##### GIVEN INFORMATION

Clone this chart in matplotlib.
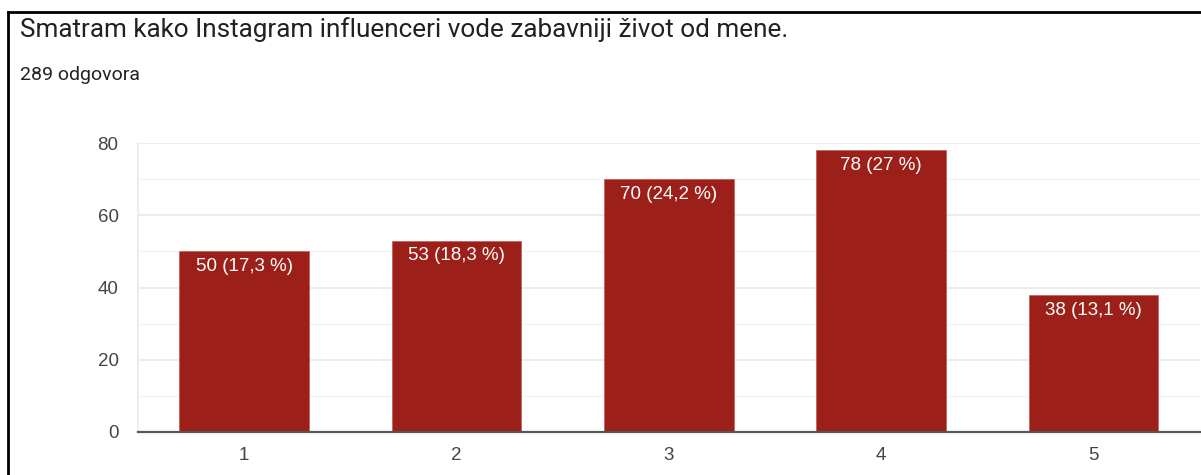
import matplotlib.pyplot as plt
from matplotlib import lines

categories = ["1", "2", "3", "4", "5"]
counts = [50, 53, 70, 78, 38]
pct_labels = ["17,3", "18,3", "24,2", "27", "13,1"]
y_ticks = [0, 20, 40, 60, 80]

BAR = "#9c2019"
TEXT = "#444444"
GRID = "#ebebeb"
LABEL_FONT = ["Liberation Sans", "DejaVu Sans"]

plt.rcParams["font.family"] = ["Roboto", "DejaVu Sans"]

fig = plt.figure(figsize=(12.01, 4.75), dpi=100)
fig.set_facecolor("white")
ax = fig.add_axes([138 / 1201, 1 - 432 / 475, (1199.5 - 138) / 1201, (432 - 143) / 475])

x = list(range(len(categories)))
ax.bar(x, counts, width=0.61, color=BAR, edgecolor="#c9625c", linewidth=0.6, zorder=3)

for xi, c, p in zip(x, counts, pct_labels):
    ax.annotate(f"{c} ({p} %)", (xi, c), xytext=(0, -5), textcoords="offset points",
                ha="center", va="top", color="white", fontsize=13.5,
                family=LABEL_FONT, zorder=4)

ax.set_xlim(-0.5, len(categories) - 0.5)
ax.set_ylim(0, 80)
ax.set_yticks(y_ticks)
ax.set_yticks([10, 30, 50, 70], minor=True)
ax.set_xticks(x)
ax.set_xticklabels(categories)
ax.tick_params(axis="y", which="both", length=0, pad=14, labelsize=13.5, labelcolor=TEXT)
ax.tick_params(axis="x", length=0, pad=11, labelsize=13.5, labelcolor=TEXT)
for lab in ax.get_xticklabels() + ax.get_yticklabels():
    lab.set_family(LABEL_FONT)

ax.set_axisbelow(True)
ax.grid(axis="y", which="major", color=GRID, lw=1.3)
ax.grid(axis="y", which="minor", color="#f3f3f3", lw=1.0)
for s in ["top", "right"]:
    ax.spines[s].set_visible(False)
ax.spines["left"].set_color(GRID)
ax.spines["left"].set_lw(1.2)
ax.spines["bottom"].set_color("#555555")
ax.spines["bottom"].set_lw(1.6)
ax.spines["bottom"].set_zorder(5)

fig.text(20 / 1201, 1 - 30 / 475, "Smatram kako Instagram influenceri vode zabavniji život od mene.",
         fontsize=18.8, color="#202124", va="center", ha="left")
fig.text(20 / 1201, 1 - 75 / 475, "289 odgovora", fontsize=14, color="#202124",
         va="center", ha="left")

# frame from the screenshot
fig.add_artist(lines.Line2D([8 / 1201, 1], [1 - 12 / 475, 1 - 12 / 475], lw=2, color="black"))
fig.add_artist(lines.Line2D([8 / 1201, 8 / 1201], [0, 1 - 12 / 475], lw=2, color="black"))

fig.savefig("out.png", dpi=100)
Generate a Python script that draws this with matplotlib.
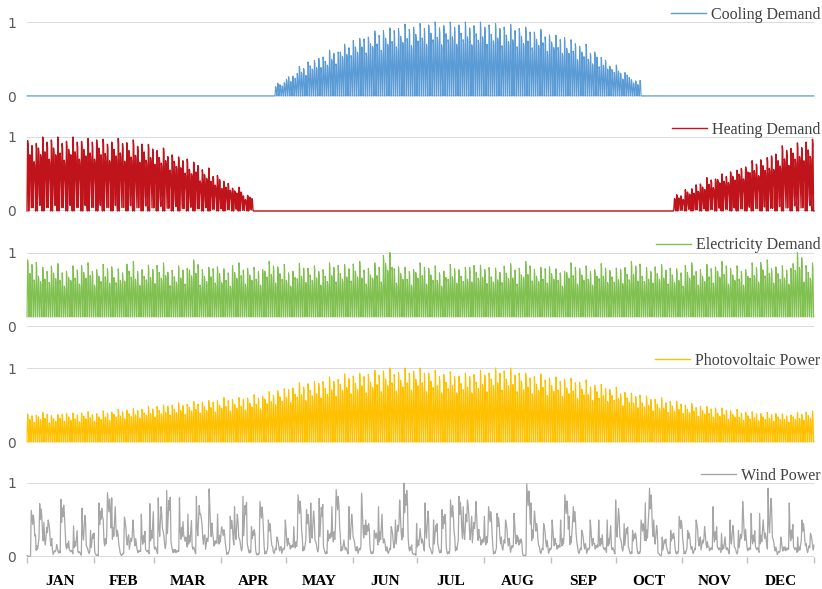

##########

PROBLEM TO SOLVE:
The lines from the start of the entries above through the one containing "family=LABEL_FONT, zorder=4)" are to be retyped exactly, and no others. Pictures are left out.

WORKED ANSWER:
Clone this chart in matplotlib.
import matplotlib.pyplot as plt
from matplotlib import lines

categories = ["1", "2", "3", "4", "5"]
counts = [50, 53, 70, 78, 38]
pct_labels = ["17,3", "18,3", "24,2", "27", "13,1"]
y_ticks = [0, 20, 40, 60, 80]

BAR = "#9c2019"
TEXT = "#444444"
GRID = "#ebebeb"
LABEL_FONT = ["Liberation Sans", "DejaVu Sans"]

plt.rcParams["font.family"] = ["Roboto", "DejaVu Sans"]

fig = plt.figure(figsize=(12.01, 4.75), dpi=100)
fig.set_facecolor("white")
ax = fig.add_axes([138 / 1201, 1 - 432 / 475, (1199.5 - 138) / 1201, (432 - 143) / 475])

x = list(range(len(categories)))
ax.bar(x, counts, width=0.61, color=BAR, edgecolor="#c9625c", linewidth=0.6, zorder=3)

for xi, c, p in zip(x, counts, pct_labels):
    ax.annotate(f"{c} ({p} %)", (xi, c), xytext=(0, -5), textcoords="offset points",
                ha="center", va="top", color="white", fontsize=13.5,
                family=LABEL_FONT, zorder=4)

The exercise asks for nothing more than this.